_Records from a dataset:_
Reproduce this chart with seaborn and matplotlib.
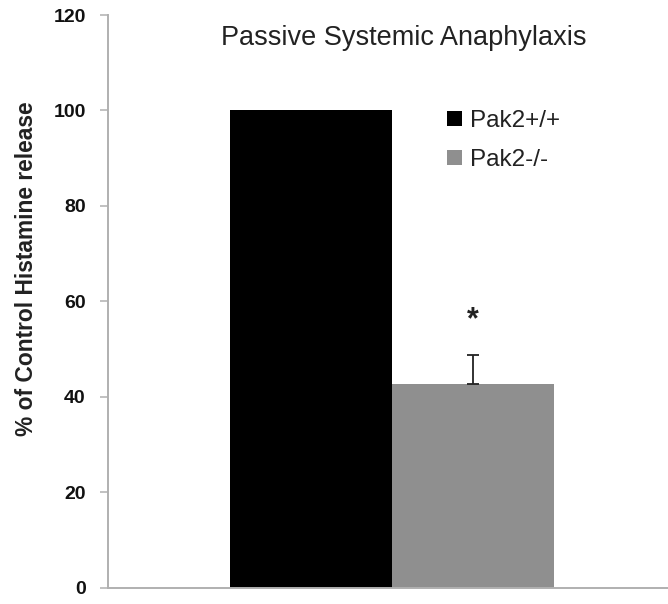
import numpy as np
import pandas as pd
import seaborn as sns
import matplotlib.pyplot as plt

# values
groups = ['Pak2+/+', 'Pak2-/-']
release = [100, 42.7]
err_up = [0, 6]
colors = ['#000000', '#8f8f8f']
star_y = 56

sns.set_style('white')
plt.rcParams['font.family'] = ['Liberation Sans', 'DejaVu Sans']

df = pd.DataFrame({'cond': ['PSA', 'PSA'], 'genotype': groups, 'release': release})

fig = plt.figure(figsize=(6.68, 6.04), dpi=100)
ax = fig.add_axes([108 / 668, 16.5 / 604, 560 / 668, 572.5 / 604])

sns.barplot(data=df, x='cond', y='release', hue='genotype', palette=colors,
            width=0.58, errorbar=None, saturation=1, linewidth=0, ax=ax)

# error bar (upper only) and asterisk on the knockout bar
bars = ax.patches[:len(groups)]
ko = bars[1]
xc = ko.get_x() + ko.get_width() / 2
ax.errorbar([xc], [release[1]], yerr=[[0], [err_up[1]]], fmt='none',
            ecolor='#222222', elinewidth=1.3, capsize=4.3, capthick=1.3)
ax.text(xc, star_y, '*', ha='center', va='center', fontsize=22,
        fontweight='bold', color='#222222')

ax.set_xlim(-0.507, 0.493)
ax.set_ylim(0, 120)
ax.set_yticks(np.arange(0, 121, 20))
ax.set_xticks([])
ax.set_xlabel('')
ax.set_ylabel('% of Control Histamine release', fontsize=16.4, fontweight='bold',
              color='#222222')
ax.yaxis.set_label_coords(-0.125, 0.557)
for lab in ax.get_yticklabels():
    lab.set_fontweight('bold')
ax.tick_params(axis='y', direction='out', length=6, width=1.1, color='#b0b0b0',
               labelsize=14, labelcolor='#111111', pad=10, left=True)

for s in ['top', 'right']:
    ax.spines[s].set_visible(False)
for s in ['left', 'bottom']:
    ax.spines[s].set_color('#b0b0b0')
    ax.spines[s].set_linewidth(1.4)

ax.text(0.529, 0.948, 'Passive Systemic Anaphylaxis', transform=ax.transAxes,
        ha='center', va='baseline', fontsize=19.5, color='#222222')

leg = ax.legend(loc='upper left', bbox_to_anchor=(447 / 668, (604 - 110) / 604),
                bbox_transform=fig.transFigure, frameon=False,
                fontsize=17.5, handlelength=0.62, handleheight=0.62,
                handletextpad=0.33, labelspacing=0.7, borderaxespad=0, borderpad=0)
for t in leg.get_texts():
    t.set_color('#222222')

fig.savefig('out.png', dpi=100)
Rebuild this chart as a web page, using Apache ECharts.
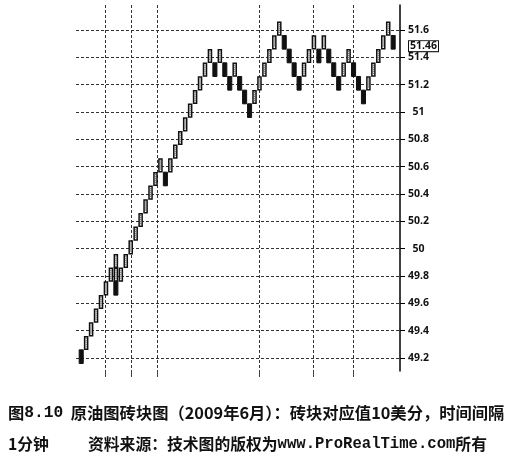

==

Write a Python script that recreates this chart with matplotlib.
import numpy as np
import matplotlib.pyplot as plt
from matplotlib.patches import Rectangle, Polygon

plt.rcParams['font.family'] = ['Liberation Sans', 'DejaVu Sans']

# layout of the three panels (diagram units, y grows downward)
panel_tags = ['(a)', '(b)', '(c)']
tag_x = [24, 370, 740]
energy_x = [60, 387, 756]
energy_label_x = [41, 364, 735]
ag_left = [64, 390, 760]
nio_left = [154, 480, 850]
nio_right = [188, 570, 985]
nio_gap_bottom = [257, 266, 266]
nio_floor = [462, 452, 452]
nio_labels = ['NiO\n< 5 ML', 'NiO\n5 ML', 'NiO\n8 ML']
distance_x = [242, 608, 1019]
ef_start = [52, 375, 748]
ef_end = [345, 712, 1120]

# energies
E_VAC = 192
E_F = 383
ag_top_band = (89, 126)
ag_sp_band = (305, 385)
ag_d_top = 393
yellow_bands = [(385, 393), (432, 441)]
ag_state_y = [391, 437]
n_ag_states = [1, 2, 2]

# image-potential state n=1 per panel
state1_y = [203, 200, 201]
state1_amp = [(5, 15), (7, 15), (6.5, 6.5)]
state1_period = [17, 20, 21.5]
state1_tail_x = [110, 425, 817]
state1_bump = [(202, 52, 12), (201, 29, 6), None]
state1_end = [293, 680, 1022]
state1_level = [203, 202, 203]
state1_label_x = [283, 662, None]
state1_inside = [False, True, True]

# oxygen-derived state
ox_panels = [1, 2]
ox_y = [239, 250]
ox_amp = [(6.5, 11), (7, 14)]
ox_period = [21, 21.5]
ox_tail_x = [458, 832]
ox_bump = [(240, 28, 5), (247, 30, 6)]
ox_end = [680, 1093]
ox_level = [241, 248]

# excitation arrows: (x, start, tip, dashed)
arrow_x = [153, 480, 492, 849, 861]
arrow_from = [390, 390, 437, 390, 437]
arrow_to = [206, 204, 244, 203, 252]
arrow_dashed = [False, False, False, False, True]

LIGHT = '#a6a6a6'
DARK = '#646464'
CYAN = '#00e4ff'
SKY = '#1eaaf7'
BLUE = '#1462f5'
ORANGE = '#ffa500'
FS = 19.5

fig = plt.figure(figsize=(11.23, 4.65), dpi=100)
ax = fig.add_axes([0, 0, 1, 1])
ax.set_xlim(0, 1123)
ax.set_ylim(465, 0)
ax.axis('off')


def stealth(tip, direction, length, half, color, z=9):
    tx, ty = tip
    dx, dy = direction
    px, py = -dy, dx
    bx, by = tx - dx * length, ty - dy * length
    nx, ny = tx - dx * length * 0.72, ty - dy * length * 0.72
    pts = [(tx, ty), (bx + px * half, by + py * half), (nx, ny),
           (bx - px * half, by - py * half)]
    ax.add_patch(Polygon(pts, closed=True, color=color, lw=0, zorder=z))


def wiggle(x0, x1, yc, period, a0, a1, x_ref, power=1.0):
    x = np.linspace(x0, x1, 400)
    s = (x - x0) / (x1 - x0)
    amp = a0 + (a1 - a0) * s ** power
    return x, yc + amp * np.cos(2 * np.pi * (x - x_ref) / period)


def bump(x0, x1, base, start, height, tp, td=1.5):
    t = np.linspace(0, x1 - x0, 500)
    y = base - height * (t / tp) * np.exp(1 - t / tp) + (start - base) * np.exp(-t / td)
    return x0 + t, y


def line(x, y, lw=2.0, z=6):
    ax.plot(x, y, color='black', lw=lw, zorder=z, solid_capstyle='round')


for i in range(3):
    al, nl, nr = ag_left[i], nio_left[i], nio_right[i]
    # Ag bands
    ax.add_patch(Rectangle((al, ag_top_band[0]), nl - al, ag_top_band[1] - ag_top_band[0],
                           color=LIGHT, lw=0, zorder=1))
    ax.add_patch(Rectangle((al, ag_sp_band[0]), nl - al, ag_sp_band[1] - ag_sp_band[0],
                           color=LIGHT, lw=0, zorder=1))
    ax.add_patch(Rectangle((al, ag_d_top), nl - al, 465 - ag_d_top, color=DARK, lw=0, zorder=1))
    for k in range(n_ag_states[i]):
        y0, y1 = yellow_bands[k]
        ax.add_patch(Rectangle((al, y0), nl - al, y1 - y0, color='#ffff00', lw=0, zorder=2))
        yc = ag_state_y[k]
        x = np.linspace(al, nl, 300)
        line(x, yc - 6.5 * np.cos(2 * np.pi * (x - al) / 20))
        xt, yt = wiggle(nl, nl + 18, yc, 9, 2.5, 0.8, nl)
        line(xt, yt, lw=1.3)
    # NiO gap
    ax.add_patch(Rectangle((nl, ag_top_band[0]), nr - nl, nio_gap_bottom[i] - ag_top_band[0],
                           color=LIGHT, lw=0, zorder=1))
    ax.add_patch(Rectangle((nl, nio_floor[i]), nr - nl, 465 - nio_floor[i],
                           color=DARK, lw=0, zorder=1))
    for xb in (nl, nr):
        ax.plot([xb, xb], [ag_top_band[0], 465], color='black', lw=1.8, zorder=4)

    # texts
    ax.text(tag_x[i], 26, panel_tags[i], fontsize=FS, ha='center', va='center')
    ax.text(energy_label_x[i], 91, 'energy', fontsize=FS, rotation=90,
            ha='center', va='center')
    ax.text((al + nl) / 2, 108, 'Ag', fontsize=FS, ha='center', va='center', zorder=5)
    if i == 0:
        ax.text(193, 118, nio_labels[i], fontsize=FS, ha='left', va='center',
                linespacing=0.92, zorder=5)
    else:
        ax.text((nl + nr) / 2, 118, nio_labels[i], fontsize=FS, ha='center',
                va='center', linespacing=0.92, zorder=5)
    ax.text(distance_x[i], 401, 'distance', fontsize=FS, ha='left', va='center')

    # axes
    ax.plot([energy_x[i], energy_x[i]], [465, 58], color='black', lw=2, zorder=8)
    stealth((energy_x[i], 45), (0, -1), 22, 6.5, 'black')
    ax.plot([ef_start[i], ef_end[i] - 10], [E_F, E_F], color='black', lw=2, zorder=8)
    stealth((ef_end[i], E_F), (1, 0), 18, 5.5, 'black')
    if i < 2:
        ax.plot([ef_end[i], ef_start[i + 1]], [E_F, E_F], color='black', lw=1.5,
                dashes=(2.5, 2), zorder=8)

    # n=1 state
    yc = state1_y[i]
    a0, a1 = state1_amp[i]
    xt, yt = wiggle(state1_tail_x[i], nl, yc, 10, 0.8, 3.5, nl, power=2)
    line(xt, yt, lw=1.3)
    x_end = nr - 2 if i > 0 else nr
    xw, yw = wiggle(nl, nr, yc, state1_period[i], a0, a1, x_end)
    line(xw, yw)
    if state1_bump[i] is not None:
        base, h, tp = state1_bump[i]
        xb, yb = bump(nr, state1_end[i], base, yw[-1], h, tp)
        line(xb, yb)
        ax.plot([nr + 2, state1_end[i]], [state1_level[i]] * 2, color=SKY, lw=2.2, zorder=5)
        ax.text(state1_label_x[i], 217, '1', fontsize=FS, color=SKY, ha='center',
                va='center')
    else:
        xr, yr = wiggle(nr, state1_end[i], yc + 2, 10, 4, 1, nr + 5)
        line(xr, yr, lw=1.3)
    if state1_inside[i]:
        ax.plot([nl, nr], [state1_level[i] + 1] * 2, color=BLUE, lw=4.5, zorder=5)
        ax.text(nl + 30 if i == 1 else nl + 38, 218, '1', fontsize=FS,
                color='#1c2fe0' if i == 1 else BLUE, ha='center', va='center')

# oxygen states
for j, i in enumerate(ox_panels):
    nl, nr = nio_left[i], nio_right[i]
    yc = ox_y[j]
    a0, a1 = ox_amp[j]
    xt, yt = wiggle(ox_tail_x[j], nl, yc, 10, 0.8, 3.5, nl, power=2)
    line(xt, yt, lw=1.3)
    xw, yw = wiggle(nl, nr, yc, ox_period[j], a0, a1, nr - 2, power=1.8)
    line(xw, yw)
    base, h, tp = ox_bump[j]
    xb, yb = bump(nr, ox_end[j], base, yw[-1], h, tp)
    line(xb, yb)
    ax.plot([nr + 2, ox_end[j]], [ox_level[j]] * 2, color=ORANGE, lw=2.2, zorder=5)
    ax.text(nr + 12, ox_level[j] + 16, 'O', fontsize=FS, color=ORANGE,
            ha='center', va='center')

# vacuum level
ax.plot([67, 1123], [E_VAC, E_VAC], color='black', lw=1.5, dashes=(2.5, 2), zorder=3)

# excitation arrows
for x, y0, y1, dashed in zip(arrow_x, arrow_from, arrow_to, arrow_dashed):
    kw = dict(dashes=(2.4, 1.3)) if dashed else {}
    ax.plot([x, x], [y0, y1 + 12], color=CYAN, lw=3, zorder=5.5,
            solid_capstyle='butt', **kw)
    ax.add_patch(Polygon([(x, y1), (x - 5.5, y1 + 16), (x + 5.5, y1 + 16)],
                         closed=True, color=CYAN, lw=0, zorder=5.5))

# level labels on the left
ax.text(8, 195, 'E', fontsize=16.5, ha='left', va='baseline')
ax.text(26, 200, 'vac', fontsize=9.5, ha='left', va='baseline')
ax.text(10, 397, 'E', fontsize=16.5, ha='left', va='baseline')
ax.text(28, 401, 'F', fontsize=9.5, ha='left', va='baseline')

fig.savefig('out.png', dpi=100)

_Exercise goal:_ Pick out each line that holds the string "this".

_Correct answer:_
Reproduce this chart with seaborn and matplotlib.
Rebuild this chart as a web page, using Apache ECharts.
Write a Python script that recreates this chart with matplotlib.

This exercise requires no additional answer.